**What the task requires**
Go through the data below and gather each line containing "that".

**Data supplied**
▬▬▬

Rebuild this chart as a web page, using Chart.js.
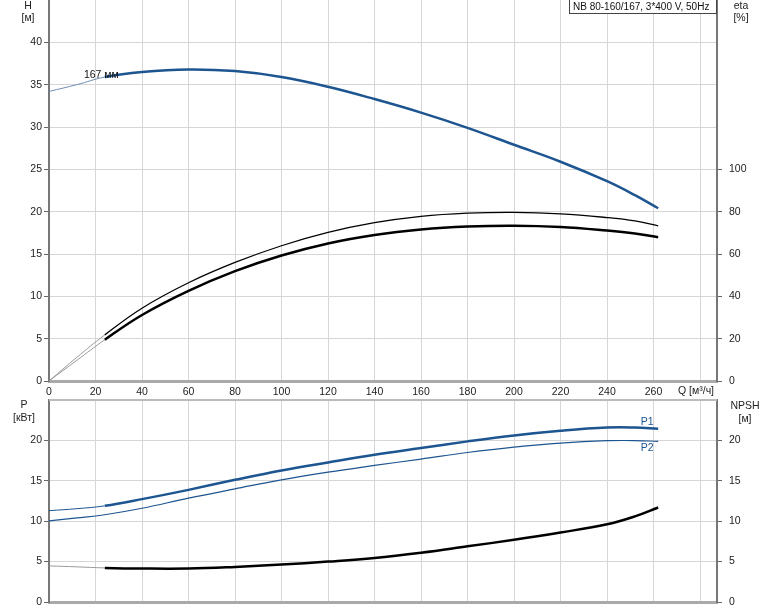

▬▬▬

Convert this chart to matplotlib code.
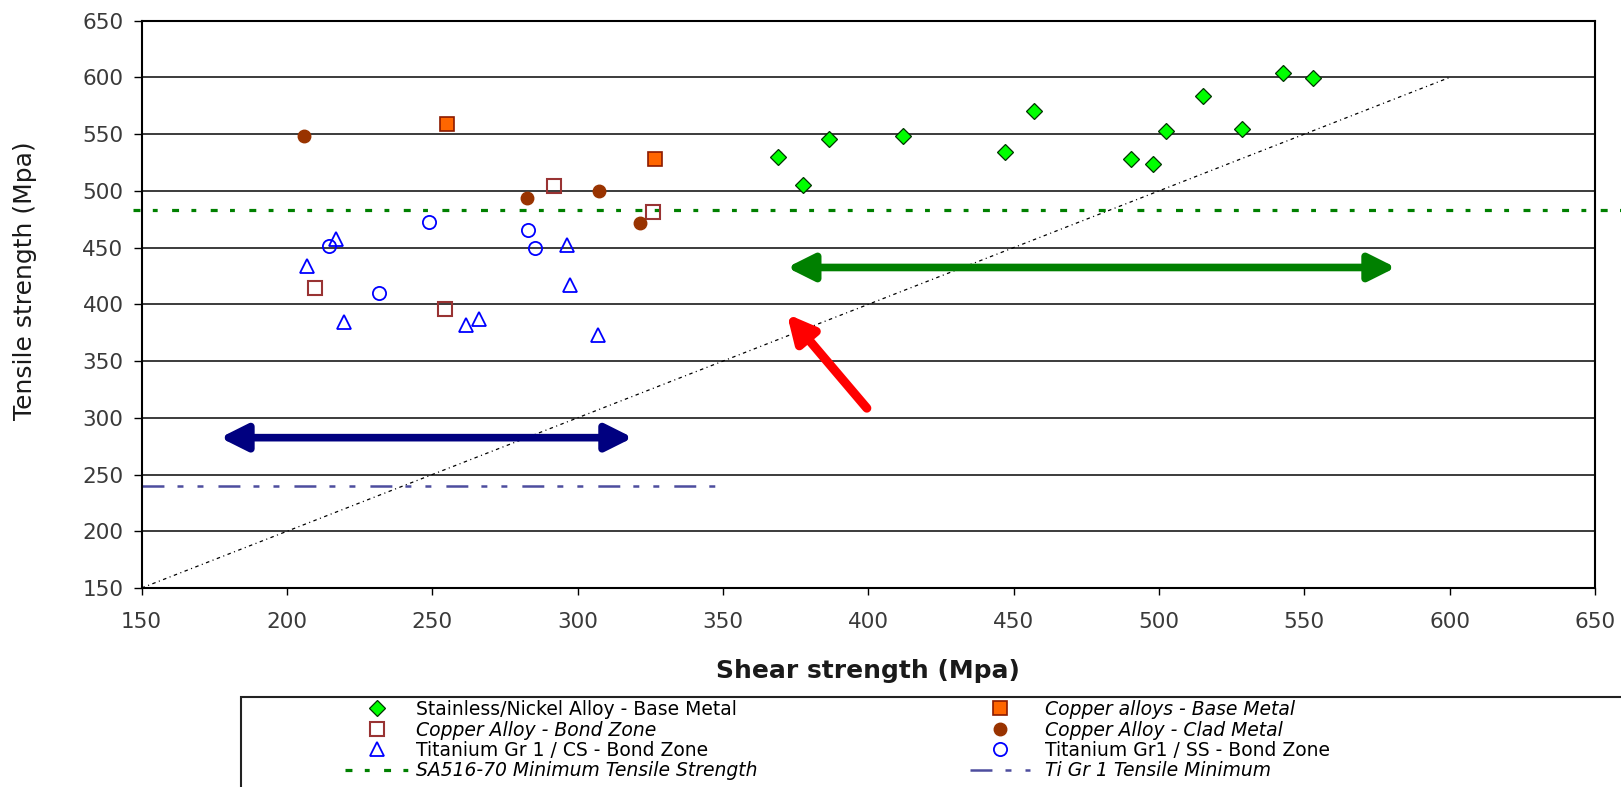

▬▬▬

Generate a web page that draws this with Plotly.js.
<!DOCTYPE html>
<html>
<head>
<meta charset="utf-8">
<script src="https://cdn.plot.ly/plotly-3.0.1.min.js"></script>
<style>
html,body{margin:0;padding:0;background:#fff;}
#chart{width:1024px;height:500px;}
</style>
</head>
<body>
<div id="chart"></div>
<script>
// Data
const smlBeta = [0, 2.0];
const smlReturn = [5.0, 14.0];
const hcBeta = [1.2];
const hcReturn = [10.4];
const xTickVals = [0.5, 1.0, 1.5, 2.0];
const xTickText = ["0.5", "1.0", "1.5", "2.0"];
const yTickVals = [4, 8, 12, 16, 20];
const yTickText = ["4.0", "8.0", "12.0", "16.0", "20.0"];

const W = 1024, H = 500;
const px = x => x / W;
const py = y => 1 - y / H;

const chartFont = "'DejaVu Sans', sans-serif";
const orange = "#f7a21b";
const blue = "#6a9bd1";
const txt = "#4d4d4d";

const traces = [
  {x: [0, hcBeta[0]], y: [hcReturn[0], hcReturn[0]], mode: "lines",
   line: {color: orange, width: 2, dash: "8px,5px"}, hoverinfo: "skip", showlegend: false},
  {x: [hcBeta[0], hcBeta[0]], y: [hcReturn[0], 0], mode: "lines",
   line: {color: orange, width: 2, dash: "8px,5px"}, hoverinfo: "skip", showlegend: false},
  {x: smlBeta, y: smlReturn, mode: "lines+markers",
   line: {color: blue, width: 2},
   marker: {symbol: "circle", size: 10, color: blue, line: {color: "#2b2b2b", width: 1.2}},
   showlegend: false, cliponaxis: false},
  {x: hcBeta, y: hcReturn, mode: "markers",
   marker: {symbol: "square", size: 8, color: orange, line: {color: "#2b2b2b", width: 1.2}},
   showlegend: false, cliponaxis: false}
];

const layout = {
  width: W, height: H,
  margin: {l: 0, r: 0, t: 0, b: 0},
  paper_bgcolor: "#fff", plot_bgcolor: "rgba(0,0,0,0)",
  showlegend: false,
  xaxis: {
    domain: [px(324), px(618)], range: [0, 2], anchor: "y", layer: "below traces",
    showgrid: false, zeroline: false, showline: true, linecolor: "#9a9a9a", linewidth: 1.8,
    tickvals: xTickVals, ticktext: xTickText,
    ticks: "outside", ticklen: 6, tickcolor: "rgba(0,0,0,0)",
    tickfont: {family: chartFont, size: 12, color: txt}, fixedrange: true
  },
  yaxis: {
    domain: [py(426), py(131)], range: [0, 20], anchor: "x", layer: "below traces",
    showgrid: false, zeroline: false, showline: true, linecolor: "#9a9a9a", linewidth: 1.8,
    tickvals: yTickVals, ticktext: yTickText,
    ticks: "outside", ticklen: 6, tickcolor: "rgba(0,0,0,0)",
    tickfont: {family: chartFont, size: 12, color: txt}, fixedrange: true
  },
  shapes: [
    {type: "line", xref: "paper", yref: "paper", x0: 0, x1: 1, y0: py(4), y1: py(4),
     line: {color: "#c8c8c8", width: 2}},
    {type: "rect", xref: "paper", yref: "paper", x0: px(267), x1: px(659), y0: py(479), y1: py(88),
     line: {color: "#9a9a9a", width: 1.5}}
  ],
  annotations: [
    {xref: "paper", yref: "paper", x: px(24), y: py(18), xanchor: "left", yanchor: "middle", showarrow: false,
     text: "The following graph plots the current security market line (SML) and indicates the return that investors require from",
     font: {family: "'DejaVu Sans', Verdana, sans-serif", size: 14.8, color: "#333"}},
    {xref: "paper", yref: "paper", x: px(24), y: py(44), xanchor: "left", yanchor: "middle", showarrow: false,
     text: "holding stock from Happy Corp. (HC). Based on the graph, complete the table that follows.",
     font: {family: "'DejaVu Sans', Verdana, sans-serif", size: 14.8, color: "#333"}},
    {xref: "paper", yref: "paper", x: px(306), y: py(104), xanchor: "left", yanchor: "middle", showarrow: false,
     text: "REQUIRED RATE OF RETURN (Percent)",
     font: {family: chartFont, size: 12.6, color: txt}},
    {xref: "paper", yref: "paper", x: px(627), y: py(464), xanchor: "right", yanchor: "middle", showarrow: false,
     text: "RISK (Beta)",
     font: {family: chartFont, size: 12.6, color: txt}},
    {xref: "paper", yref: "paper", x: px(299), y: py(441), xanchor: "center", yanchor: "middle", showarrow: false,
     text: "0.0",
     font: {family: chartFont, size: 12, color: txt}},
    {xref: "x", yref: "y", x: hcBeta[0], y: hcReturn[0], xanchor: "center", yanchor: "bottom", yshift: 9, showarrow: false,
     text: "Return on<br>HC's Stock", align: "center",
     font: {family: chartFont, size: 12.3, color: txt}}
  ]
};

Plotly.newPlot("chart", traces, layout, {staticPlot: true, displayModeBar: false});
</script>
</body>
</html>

▬▬▬

**Reply to the exercise**
Generate a web page that draws this with Plotly.js.
     text: "The following graph plots the current security market line (SML) and indicates the return that investors require from",
     text: "holding stock from Happy Corp. (HC). Based on the graph, complete the table that follows.",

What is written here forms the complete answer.